Recorded information:
※

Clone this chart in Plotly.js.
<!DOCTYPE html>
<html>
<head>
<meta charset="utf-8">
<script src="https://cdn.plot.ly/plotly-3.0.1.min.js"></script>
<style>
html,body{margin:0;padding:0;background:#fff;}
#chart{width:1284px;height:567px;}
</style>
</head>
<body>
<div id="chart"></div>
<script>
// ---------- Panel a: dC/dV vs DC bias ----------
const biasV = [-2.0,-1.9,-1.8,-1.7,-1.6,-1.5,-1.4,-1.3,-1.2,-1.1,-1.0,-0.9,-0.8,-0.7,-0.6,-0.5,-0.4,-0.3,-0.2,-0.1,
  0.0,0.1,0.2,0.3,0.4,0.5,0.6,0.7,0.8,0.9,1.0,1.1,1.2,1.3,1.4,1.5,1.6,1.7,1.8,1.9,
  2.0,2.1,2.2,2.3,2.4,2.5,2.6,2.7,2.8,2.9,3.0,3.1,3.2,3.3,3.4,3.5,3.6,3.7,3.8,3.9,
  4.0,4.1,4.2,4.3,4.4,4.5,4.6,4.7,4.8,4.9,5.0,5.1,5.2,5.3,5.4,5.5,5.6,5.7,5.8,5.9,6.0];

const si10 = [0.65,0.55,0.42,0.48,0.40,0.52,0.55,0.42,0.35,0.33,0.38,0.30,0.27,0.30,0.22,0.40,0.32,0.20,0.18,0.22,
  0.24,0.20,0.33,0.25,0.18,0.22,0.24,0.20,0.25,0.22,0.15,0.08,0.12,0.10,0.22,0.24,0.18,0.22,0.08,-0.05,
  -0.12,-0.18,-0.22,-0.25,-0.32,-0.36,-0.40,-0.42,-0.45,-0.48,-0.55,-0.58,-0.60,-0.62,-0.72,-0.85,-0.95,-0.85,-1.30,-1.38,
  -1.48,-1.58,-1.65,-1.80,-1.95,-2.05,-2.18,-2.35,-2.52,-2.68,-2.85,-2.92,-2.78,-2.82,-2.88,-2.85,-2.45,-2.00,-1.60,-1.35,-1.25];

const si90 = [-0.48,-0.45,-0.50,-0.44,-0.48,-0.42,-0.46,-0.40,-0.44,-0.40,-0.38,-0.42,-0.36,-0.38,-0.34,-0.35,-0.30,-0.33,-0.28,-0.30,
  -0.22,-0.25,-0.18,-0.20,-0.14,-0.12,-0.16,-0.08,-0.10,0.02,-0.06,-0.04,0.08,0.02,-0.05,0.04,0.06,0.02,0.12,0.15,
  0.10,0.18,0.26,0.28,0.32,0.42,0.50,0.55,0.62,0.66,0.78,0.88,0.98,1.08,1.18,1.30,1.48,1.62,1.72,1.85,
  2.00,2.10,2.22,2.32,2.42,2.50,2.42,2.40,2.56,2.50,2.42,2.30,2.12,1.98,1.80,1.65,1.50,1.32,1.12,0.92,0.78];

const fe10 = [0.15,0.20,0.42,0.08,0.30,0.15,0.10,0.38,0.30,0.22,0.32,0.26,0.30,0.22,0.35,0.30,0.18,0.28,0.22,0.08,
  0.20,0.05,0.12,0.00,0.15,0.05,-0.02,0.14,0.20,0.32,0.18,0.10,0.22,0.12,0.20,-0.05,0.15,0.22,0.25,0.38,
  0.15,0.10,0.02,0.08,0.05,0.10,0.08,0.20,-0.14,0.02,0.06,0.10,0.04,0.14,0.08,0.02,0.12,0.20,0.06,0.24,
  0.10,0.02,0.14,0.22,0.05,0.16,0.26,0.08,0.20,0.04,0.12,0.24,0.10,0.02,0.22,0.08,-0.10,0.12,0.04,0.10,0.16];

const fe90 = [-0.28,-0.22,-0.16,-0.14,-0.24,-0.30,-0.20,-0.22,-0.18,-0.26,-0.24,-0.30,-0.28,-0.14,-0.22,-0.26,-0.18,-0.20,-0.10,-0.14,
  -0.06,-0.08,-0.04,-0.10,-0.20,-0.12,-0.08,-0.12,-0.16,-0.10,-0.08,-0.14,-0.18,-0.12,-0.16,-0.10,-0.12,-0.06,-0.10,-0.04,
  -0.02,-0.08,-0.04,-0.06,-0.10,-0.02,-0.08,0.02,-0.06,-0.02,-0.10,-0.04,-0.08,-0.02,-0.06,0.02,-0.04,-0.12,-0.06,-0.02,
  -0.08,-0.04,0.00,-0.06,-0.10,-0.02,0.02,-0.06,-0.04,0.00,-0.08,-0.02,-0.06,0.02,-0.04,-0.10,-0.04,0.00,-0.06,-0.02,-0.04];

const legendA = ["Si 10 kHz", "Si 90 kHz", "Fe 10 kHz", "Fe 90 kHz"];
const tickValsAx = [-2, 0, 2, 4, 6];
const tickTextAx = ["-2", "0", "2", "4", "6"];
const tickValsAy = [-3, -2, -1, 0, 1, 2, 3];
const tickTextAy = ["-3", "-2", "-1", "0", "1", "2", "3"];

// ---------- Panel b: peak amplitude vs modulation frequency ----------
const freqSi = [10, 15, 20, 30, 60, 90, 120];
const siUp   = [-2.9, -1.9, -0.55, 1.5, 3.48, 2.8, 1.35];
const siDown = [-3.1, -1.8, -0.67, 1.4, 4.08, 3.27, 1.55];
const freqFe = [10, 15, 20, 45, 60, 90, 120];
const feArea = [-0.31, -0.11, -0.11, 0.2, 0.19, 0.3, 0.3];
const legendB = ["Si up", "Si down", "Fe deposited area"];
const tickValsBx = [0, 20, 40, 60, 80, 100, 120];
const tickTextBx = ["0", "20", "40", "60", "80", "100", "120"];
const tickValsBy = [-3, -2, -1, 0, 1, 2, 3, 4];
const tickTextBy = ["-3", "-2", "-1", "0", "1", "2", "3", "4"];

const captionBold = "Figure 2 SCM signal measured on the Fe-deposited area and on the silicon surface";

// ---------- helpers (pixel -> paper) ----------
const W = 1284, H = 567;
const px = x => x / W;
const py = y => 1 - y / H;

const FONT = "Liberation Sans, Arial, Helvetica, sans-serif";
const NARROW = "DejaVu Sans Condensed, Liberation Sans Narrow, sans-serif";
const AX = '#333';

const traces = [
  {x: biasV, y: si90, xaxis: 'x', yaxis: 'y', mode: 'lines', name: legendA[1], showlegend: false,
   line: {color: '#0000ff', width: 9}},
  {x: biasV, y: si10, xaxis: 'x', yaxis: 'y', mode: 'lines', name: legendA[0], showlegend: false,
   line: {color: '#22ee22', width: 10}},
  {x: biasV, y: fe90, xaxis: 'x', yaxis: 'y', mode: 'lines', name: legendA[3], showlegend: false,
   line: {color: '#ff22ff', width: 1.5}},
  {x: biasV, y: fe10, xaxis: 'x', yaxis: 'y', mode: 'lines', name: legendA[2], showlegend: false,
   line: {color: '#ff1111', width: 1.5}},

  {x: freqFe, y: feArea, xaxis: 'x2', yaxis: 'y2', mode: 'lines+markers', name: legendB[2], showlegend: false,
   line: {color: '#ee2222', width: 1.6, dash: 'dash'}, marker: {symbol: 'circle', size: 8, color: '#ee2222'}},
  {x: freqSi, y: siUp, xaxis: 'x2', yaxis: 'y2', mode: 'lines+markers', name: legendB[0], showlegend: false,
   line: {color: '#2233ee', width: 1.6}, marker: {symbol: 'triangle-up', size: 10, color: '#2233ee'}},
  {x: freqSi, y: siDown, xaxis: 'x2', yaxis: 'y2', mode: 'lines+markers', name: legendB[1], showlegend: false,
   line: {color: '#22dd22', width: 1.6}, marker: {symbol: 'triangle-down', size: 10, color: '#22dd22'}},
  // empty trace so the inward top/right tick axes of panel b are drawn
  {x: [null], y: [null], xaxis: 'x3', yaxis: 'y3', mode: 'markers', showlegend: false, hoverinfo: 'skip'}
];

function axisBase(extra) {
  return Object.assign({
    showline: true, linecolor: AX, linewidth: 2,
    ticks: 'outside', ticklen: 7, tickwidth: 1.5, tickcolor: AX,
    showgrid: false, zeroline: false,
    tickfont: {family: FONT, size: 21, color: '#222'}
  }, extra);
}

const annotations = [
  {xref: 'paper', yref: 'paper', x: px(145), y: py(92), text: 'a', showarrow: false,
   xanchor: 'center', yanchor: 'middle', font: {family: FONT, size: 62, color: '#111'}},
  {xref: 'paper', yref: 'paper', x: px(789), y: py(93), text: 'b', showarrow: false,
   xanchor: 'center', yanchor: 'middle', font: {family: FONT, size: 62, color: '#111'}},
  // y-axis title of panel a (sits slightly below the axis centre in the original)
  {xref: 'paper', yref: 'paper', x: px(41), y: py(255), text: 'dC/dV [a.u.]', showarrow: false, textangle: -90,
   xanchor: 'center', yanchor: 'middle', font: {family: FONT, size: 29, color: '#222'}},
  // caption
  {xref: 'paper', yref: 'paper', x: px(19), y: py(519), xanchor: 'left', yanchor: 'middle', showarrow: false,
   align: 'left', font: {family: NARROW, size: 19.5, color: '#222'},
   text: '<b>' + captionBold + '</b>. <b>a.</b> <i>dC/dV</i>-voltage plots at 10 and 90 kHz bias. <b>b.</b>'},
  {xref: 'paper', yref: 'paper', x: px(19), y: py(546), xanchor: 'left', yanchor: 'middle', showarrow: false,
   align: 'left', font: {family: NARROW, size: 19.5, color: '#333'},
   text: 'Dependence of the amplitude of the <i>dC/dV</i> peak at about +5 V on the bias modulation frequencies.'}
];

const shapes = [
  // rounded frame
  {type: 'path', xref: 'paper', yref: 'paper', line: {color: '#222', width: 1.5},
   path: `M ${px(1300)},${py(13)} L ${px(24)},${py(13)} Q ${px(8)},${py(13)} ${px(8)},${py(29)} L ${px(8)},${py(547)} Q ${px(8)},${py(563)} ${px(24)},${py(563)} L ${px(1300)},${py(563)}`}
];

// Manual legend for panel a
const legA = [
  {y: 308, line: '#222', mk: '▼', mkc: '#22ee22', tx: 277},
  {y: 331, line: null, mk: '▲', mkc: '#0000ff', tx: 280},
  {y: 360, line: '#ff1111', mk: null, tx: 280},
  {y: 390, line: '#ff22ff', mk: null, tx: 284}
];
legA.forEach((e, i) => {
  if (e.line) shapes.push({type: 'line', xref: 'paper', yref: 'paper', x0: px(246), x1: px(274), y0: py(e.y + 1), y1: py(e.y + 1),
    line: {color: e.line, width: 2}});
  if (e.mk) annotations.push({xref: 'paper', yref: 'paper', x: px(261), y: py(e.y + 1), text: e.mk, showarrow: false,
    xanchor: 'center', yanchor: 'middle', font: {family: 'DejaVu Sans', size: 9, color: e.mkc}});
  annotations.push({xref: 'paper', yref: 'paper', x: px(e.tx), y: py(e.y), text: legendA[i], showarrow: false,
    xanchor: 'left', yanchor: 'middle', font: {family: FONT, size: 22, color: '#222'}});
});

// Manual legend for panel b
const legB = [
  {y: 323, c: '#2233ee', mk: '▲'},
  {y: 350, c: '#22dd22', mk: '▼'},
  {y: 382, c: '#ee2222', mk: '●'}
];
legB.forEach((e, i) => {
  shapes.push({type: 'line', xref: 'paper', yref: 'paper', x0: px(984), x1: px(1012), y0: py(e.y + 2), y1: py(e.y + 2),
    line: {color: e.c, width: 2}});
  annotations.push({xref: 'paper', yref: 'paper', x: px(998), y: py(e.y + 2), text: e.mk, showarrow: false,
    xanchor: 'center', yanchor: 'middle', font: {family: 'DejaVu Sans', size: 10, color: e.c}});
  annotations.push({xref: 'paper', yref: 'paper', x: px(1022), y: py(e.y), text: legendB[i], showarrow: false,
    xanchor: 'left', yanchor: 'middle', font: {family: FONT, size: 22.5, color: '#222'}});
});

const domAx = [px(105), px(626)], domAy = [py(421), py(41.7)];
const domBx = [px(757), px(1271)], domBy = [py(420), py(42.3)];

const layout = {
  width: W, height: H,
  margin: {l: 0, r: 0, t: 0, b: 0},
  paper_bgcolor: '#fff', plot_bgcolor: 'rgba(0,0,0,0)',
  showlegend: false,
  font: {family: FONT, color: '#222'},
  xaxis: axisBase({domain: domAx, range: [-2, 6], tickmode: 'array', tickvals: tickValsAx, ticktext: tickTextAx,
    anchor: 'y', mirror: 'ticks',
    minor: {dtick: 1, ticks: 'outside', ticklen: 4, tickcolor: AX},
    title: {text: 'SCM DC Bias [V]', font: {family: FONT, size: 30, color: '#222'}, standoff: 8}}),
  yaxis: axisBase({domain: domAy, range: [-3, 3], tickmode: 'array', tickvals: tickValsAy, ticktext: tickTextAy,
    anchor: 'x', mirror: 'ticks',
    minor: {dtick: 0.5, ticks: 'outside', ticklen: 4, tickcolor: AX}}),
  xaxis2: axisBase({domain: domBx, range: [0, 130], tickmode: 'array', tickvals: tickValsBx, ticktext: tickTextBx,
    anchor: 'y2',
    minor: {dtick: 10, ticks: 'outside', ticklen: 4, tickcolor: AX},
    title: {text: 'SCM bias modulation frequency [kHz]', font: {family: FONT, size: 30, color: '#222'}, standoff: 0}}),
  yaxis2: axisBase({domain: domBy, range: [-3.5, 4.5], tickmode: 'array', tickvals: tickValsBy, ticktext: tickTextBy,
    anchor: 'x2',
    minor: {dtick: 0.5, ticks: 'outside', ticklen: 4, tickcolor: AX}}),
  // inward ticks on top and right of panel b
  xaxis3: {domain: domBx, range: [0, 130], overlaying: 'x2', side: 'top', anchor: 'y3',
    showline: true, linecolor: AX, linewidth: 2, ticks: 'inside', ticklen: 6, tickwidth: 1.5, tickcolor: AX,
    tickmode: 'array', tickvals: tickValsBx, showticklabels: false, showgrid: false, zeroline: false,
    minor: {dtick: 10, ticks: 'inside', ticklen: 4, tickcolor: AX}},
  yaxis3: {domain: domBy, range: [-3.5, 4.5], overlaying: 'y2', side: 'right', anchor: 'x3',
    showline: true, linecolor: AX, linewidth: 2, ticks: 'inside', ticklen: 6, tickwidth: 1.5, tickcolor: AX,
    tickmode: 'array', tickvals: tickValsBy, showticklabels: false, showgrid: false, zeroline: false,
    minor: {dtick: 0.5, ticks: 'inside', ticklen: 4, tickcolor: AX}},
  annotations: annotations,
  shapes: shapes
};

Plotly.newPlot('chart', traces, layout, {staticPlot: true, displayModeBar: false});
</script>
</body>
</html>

※

What the exercise asks:
Copy and report every line where the word "chart" is present.

Expected answer:
Clone this chart in Plotly.js.
#chart{width:1284px;height:567px;}
<div id="chart"></div>
Plotly.newPlot('chart', traces, layout, {staticPlot: true, displayModeBar: false});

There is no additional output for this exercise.